After her speech, Paris said attendees “swarmed” the front table to see the handouts, brochures and other informational material on the subject.

Those materials included some of more than 35,000 wallet-sized cards for truckers with basic information on how to spot victims of human sex trafficking and the national toll free hot line number to report suspected human sex trafficking: (888) 373-7888. Reports on suspected trafficking also can be sent via e-mail to Report@PolarisProject.org.

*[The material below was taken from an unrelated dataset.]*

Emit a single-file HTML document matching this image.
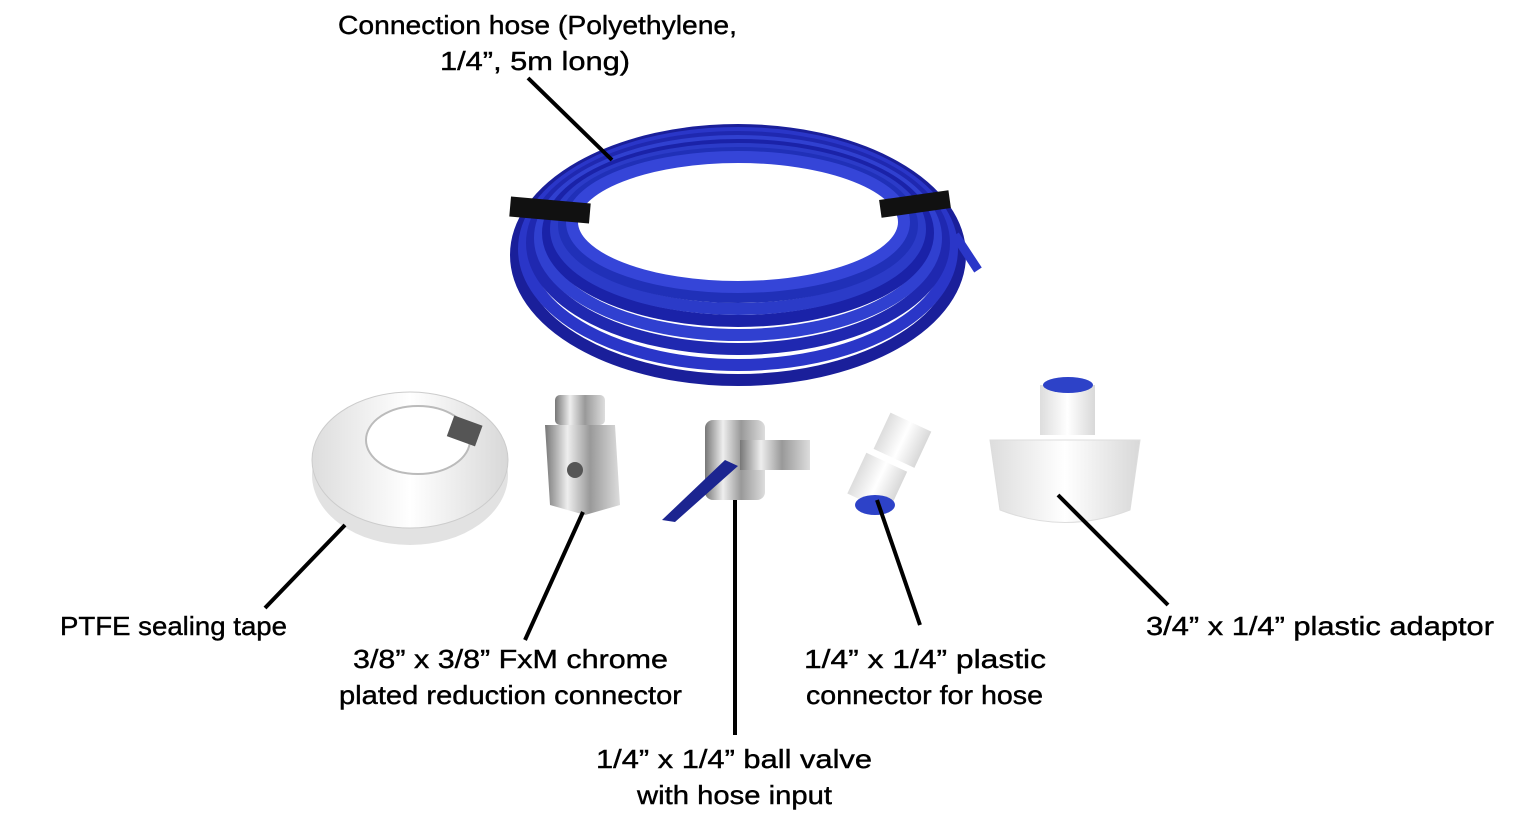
<!DOCTYPE html>
<html><head><meta charset="utf-8"><style>
html,body{margin:0;padding:0;background:#fff;}
svg{display:block}
text{font-family:"Liberation Sans",sans-serif;font-size:26px;fill:#000;stroke:#000;stroke-width:0.4px;}
</style></head><body>
<svg width="1520" height="824" viewBox="0 0 1520 824">
<defs>
<linearGradient id="chrome" x1="0" x2="1"><stop offset="0" stop-color="#777"/><stop offset=".3" stop-color="#eee"/><stop offset=".6" stop-color="#999"/><stop offset="1" stop-color="#ddd"/></linearGradient>
<linearGradient id="wh" x1="0" x2="1"><stop offset="0" stop-color="#ddd"/><stop offset=".5" stop-color="#fff"/><stop offset="1" stop-color="#d8d8d8"/></linearGradient>
</defs>
<!-- hose coil -->
<g fill="none" stroke-width="12">
<ellipse cx="738" cy="255" rx="222" ry="125" stroke="#1a1f9a"/>
<ellipse cx="738" cy="249" rx="214" ry="116" stroke="#2a36c8"/>
<ellipse cx="738" cy="243" rx="206" ry="106" stroke="#1f28b0"/>
<ellipse cx="738" cy="238" rx="198" ry="97" stroke="#3040d0"/>
<ellipse cx="738" cy="233" rx="190" ry="88" stroke="#1a22a8"/>
<ellipse cx="738" cy="229" rx="182" ry="80" stroke="#2b3bc8"/>
<ellipse cx="738" cy="225" rx="174" ry="72" stroke="#2030b8"/>
<ellipse cx="738" cy="222" rx="166" ry="65" stroke="#3545d8"/>
</g>
<path d="M955 235 L978 270" stroke="#2a36c8" stroke-width="9"/>
<rect x="510" y="200" width="80" height="20" fill="#111" transform="rotate(5 550 210)"/>
<rect x="880" y="195" width="70" height="18" fill="#111" transform="rotate(-8 915 204)"/>
<!-- tape -->
<ellipse cx="410" cy="475" rx="98" ry="70" fill="#e2e2e2"/>
<ellipse cx="410" cy="460" rx="98" ry="68" fill="url(#wh)" stroke="#ccc"/>
<ellipse cx="418" cy="440" rx="52" ry="34" fill="#fff" stroke="#bbb" stroke-width="2"/>
<rect x="450" y="420" width="30" height="22" fill="#555" transform="rotate(20 465 430)"/>
<!-- reduction connector -->
<rect x="555" y="395" width="50" height="30" rx="5" fill="url(#chrome)"/>
<path d="M545 425 L615 425 L620 505 L585 515 L550 505 Z" fill="url(#chrome)"/>
<circle cx="575" cy="470" r="8" fill="#555"/>
<!-- ball valve -->
<rect x="705" y="420" width="60" height="80" rx="8" fill="url(#chrome)"/>
<path d="M662 520 L725 460 L738 466 L675 522 Z" fill="#1c2590"/>
<rect x="740" y="440" width="70" height="30" fill="url(#chrome)"/>
<!-- plastic connector -->
<rect x="880" y="420" width="45" height="40" fill="url(#wh)" transform="rotate(25 902 440)"/>
<rect x="855" y="460" width="45" height="45" fill="url(#wh)" transform="rotate(25 877 482)"/>
<ellipse cx="875" cy="505" rx="20" ry="10" fill="#2d42c8"/>
<!-- adaptor -->
<rect x="1040" y="385" width="55" height="50" fill="url(#wh)"/>
<ellipse cx="1068" cy="385" rx="25" ry="8" fill="#2d42c8"/>
<path d="M990 440 L1140 440 L1130 510 Q1065 535 1000 510 Z" fill="url(#wh)" stroke="#ddd"/>
<!-- leader lines -->
<g stroke="#000" stroke-width="4">
<line x1="528" y1="78" x2="612" y2="160"/>
<line x1="265" y1="608" x2="345" y2="525"/>
<line x1="525" y1="640" x2="583" y2="512"/>
<line x1="735" y1="500" x2="735" y2="735"/>
<line x1="877" y1="500" x2="920" y2="625"/>
<line x1="1058" y1="495" x2="1168" y2="605"/>
</g>
<text x="338" y="34" textLength="399" lengthAdjust="spacingAndGlyphs">Connection hose (Polyethylene,</text>
<text x="440" y="70" textLength="190" lengthAdjust="spacingAndGlyphs">1/4”, 5m long)</text>
<text x="60" y="635" textLength="227" lengthAdjust="spacingAndGlyphs">PTFE sealing tape</text>
<text x="353" y="668" textLength="315" lengthAdjust="spacingAndGlyphs">3/8” x 3/8” FxM chrome</text>
<text x="339" y="704" textLength="343" lengthAdjust="spacingAndGlyphs">plated reduction connector</text>
<text x="596" y="768" textLength="276" lengthAdjust="spacingAndGlyphs">1/4” x 1/4” ball valve</text>
<text x="637" y="804" textLength="195" lengthAdjust="spacingAndGlyphs">with hose input</text>
<text x="804" y="668" textLength="242" lengthAdjust="spacingAndGlyphs">1/4” x 1/4” plastic</text>
<text x="806" y="704" textLength="237" lengthAdjust="spacingAndGlyphs">connector for hose</text>
<text x="1146" y="635" textLength="348" lengthAdjust="spacingAndGlyphs">3/4” x 1/4” plastic adaptor</text>
</svg>
</body></html>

The cards were created by Chapter 61 Ministries. They list indicators that a person may be a trafficking victim such as:

• Few or no personal possessions

• Lack of knowledge of their community or whereabouts

• Not in control of their own identification such as ID or passport

• Restricted communication (not allowed to speak for themselves)

• Signs of malnourishment

• Signs of fear, anxiety, depression, submissiveness, tension and nervousness, and

• Not in control of their own money.

Now, continued Thompson, trucking companies such as Melton have put up TAT materials in their break rooms and offices, the Transportation Club International has featured the program in a weekly newsletter, several trucking radio shows have publicized information on TAT, and one carrier sent out 8,500 OATH DVDs on human trafficking.

Women In Trucking also has had a newsletter on the subject and provided a booth at the Big Rig Expo in Tulsa, Okla., and Transport for Christ has helped host Webinars and put out human trafficking information in truck stop chapels across the U.S. and Canada.

State trucking groups, the American Trucking Associations, the National Association of Truckstop Operators (and of course The Trucker newspaper) also have helped publicize the initiative.

Kudos to the truckers of this country who are not afraid to help eradicate a problem many people don’t believe exists.